RESEARCH ACTIVITY

核スピン由来のスピン流を世界で初めて検出 ―スピントロニクスに新たな可能性―

発表のポイント

  • 原子核の自転運動であるスピン(核スピン)から生じるスピン流を電圧として検出することに世界で初めて成功しました。
  • 従来、伝導電子やスピン波が主な研究対象だった次世代エレクトロニクス ・スピントロニクスに核スピンをも利用できる可能性が示唆されました。

概要

 東北大学金属材料研究所の塩見雄毅助教(現 東京大学大学院工学系研究科特任講師)とヤナ・ルスティコバ氏(大学院博士課程・日本学術振興会特別研究員)、東北大学材料科学高等研究所の齊藤英治教授(現 東京大学大学院工学系研究科物理工学専攻教授兼任)らは、原子核の自転運動であるスピンの共鳴運動から生じたスピン流の検出に成功しました。この成果により、従来、金属中の伝導電子や強磁性体中のスピン波が主な研究対象となっていたスピントロニクスという固体素子研究に、核スピンを取り入れる可能性が拓かれました。

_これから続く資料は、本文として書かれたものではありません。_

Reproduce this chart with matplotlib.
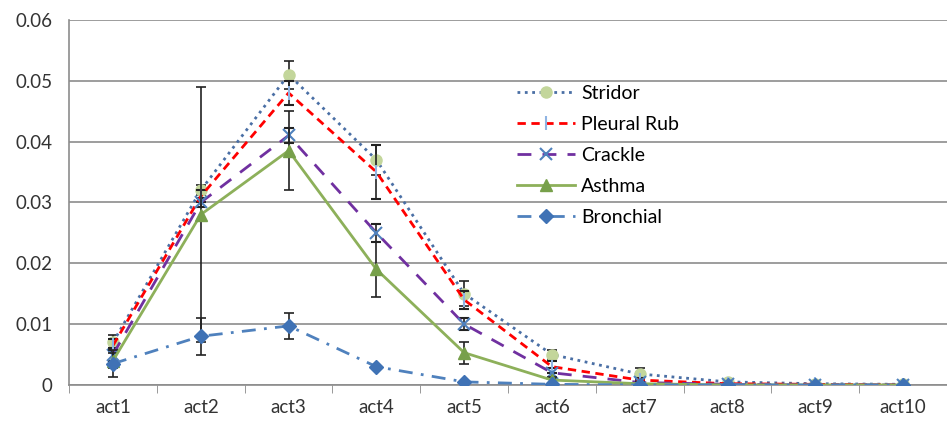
import numpy as np
import matplotlib.pyplot as plt

plt.rcParams['font.family'] = ['Lato', 'DejaVu Sans']

acts = ['act1', 'act2', 'act3', 'act4', 'act5', 'act6', 'act7', 'act8', 'act9', 'act10']
names = ['Stridor', 'Pleural Rub', 'Crackle', 'Asthma', 'Bronchial']

stridor = [0.0070, 0.0320, 0.0510, 0.0370, 0.0150, 0.0050, 0.0018, 0.0005, 0.0002, 0.0001]
stridor_err = [0.0012, 0.0008, 0.0023, 0.0025, 0.0020, 0.0008, 0.0010, 0.0002, 0.0001, 0.0001]
pleural = [0.0065, 0.0310, 0.0480, 0.0350, 0.0140, 0.0030, 0.0008, 0.0002, 0.0001, 0.0000]
pleural_err = [0.0010, 0.0010, 0.0020, 0.0045, 0.0015, 0.0010, 0.0003, 0.0001, 0.0001, 0.0000]
crackle = [0.0050, 0.0300, 0.0410, 0.0250, 0.0100, 0.0020, 0.0004, 0.0001, 0.0000, 0.0000]
crackle_err = [0.0010, 0.0008, 0.0012, 0.0015, 0.0010, 0.0008, 0.0002, 0.0000, 0.0000, 0.0000]
asthma = [0.0040, 0.0280, 0.0385, 0.0190, 0.0053, 0.0008, 0.0002, 0.0000, 0.0000, 0.0000]
asthma_err = [0.0012, 0.0210, 0.0065, 0.0045, 0.0018, 0.0005, 0.0002, 0.0000, 0.0000, 0.0000]
bronchial = [0.0035, 0.0080, 0.0097, 0.0030, 0.0005, 0.0001, 0.0000, 0.0000, 0.0000, 0.0000]
bronchial_err = [0.0022, 0.0030, 0.0022, 0.0003, 0.0002, 0.0000, 0.0000, 0.0000, 0.0000, 0.0000]

fig = plt.figure(figsize=(9.47, 4.23), dpi=100)
ax = fig.add_axes([0.073, 0.09, 0.927, 0.863])
x = np.arange(1, len(acts) + 1)

ekw = dict(ecolor='#222222', elinewidth=1.2, capsize=3.5, capthick=1.2)

handles = []
e = ax.errorbar(x, stridor, yerr=stridor_err, color='#4a6fa5', ls=':', lw=2,
                marker='o', ms=8, mfc='#c3d69b', mec='#c3d69b', zorder=3, **ekw)
handles.append(e.lines[0])
e = ax.errorbar(x, pleural, yerr=pleural_err, color='#ff0000', ls=(0, (3, 2)), lw=2,
                marker='|', ms=10, mec='#8fb4e3', mew=1.5, zorder=4, **ekw)
handles.append(e.lines[0])
e = ax.errorbar(x, crackle, yerr=crackle_err, color='#7030a0', ls=(0, (5, 4)), lw=2,
                marker='x', ms=8, mec='#4f81bd', mew=1.5, zorder=4, **ekw)
handles.append(e.lines[0])
e = ax.errorbar(x, asthma, yerr=asthma_err, color='#8db05a', ls='-', lw=2,
                marker='^', ms=8, mfc='#77a04a', mec='#77a04a', zorder=5, **ekw)
handles.append(e.lines[0])
e = ax.errorbar(x, bronchial, yerr=bronchial_err, color='#4f81bd', ls=(0, (5, 3, 1, 3)), lw=2,
                marker='D', ms=7, mfc='#3f72b5', mec='#3f72b5', zorder=5, **ekw)
handles.append(e.lines[0])

ax.set_xlim(0.5, len(acts) + 0.5)
ax.set_ylim(0, 0.06)
ax.set_yticks(np.arange(0, 0.061, 0.01))
ax.set_yticklabels(['0', '0.01', '0.02', '0.03', '0.04', '0.05', '0.06'])
ax.set_xticks(x)
ax.set_xticklabels(acts)
ax.set_xticks(np.arange(0.5, len(acts) + 1, 1), minor=True)
ax.tick_params(axis='x', which='major', length=0, pad=10, labelsize=13.5, colors='#333333')
ax.tick_params(axis='x', which='minor', length=6, color='#888888', direction='out')
ax.tick_params(axis='y', length=0, pad=12, labelsize=13.5, colors='#333333')

ax.grid(axis='y', color='#8c8c8c', lw=1.2)
ax.set_axisbelow(True)
for s in ['top', 'right']:
    ax.spines[s].set_visible(False)
ax.spines['left'].set_color('#8c8c8c')
ax.spines['bottom'].set_color('#8c8c8c')
ax.spines['left'].set_linewidth(1.2)
ax.spines['bottom'].set_linewidth(1.2)

ax.legend(handles, names, loc='upper left',
          bbox_to_anchor=(0.49, 0.87), frameon=False, fontsize=14,
          handlelength=3.0, labelspacing=0.72, handletextpad=0.3)

fig.savefig('out.png', dpi=100)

 本成果の詳細は、2018年10月22日に「Nature Physics」でオンライン公開されました。

 詳細1: プレスリリース本文 [PDF: 493KB]

 詳細2: Nature Physics ウェブサイト [http://dx.doi.org/10.1038/s41567-018-0310-x ]

 

実験のセットアップの模式図(左)と、核スピン波の概念図(右) MnCO3にPtが成膜 された試料に、ラジオ波を照射する。

実験のセットアップの模式図(左)と、核スピン波の概念図(右) MnCO3にPtが成膜 された試料に、ラジオ波を照射する。核磁気共鳴が起きた時に、Pt層に生じる電圧を測定する。核スピンは超微細相互作用 を通じて電子スピンと結合している。電子スピンにスピン波の励起が存在すると、電子スピン波を介して核スピンの間に実効的な相互作用(Suhl-Nakamura相互作用) が働く。この相互作用によって核スピンと電子スピンが結合した核スピン波が生じ、スピンポンピングが生じると考えられる。